A test that detects dangerous tumors of prostate cancer has been developed by doctors.
Current methods mean that distinguishing between harmless and aggressive prostate tumors is extremely difficult – especially in the early stages.
For some men, tumors can be deadly, while in others they grow slowly and may never cause any problems.
As a result, about 20,000 men each year undergo unnecessary surgery or radiation.
Currently, doctors can determine the size of a tumor – but not how active it is – by injecting a patient with a special solution and then taking an MRI.
The new test, developed by the University of Cambridge, could prevent thousands of men from undergoing unnecessary interventions for benign prostate tumors.
But in one trial, University of Cambridge researchers attached a non-radioactive form of carbon, called carbon-13, to a sugar-like molecule and injected it into a vein near the tumor.

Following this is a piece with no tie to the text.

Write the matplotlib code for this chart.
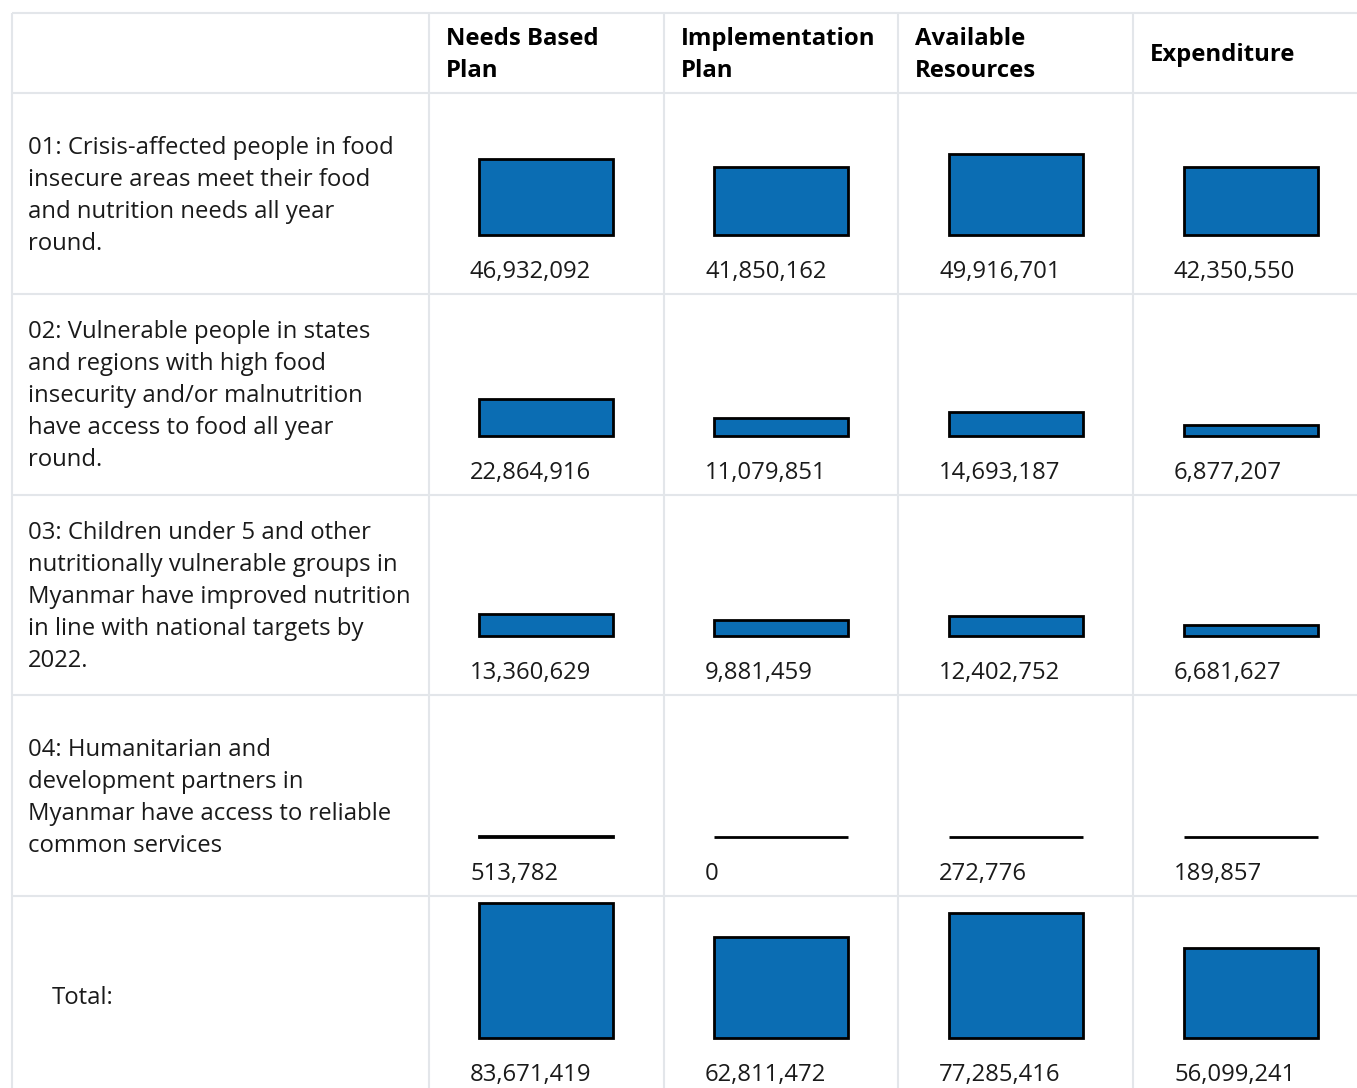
import matplotlib
matplotlib.use("Agg")
import matplotlib.pyplot as plt
import numpy as np

plt.rcParams['font.family'] = ['Open Sans', 'DejaVu Sans']

# Table content
columns = ["Needs Based\nPlan", "Implementation\nPlan", "Available\nResources", "Expenditure"]
row_labels = [
    "01: Crisis-affected people in food\ninsecure areas meet their food\nand nutrition needs all year\nround.",
    "02: Vulnerable people in states\nand regions with high food\ninsecurity and/or malnutrition\nhave access to food all year\nround.",
    "03: Children under 5 and other\nnutritionally vulnerable groups in\nMyanmar have improved nutrition\nin line with national targets by\n2022.",
    "04: Humanitarian and\ndevelopment partners in\nMyanmar have access to reliable\ncommon services",
    "Total:",
]
needs_based = [46932092, 22864916, 13360629, 513782, 83671419]
implementation = [41850162, 11079851, 9881459, 0, 62811472]
available = [49916701, 14693187, 12402752, 272776, 77285416]
expenditure = [42350550, 6877207, 6681627, 189857, 56099241]

values = np.array([needs_based, implementation, available, expenditure]).T

# Layout in pixels
W, H = 1357, 1088
table_left = 12
col_edges = [12, 429, 664, 898, 1133]
col_w = 235
row_edges = [13, 93, 294, 495, 695, 896, 1097]
px_per_unit = 1.613e-6
bar_offset = 50
bar_w = 134
line_step = 32
text_shift = 2
grid_color = '#e3e6ea'
text_color = '#1a1a1a'
bar_color = '#0b6db3'
fs = 17.2

fig = plt.figure(figsize=(W / 100, H / 100), dpi=100)
bg = fig.add_axes([0, 0, 1, 1])
bg.set_xlim(0, W)
bg.set_ylim(H, 0)
bg.axis('off')

# grid
bg.hlines(row_edges, table_left, W, color=grid_color, lw=1.5)
bg.vlines(col_edges, row_edges[0], row_edges[-1], color=grid_color, lw=1.5)

# header
for j, name in enumerate(columns):
    lines = name.split("\n")
    cy = (row_edges[0] + row_edges[1]) / 2 + text_shift
    y0 = cy - (len(lines) - 1) * line_step / 2
    for k, ln in enumerate(lines):
        bg.text(col_edges[j + 1] + 17, y0 + k * line_step, ln, fontsize=fs,
                fontweight='bold', color='black', va='center', ha='left')

# rows
for i, label in enumerate(row_labels):
    top, bottom = row_edges[i + 1], row_edges[i + 2]
    lines = label.split("\n")
    cy = (top + bottom) / 2 + text_shift
    y0 = cy - (len(lines) - 1) * line_step / 2
    lx = table_left + 16 if i < len(row_labels) - 1 else table_left + 40
    for k, ln in enumerate(lines):
        bg.text(lx, y0 + k * line_step, ln, fontsize=fs, color=text_color,
                va='center', ha='left')

    base = bottom - 59
    ax = fig.add_axes([col_edges[1] / W, (H - base) / H,
                       4 * col_w / W, (base - top) / H])
    ax.set_xlim(0, 4)
    ax.set_ylim(0, (base - top) / px_per_unit)
    ax.axis('off')
    ax.patch.set_visible(False)
    ax.bar(np.arange(4) + bar_offset / col_w, values[i], width=bar_w / col_w,
           align='edge', color=bar_color, edgecolor='black', linewidth=2.0,
           clip_on=False)

    for j in range(4):
        bg.text(col_edges[j + 1] + 41, bottom - 24 + text_shift, f"{values[i, j]:,}",
                fontsize=fs, color=text_color, va='center', ha='left')

fig.savefig("out.png", dpi=100)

They found that if the tumor retains carbon-13, that indicates a large amount of lactate is being produced – a sign that the cancer is thriving.
Dr Nikita Sushentsev, who was involved in the study, said the breakthrough brings doctors closer to being able to ‘distinguish tigers from pussycats’ in prostate cancer.
Around 52,000 men are diagnosed with prostate cancer every year in the UK and around 30,000 of these have low-risk tumours.
The Daily Mail has campaigned for urgent improvements in prostate cancer diagnoses and treatments.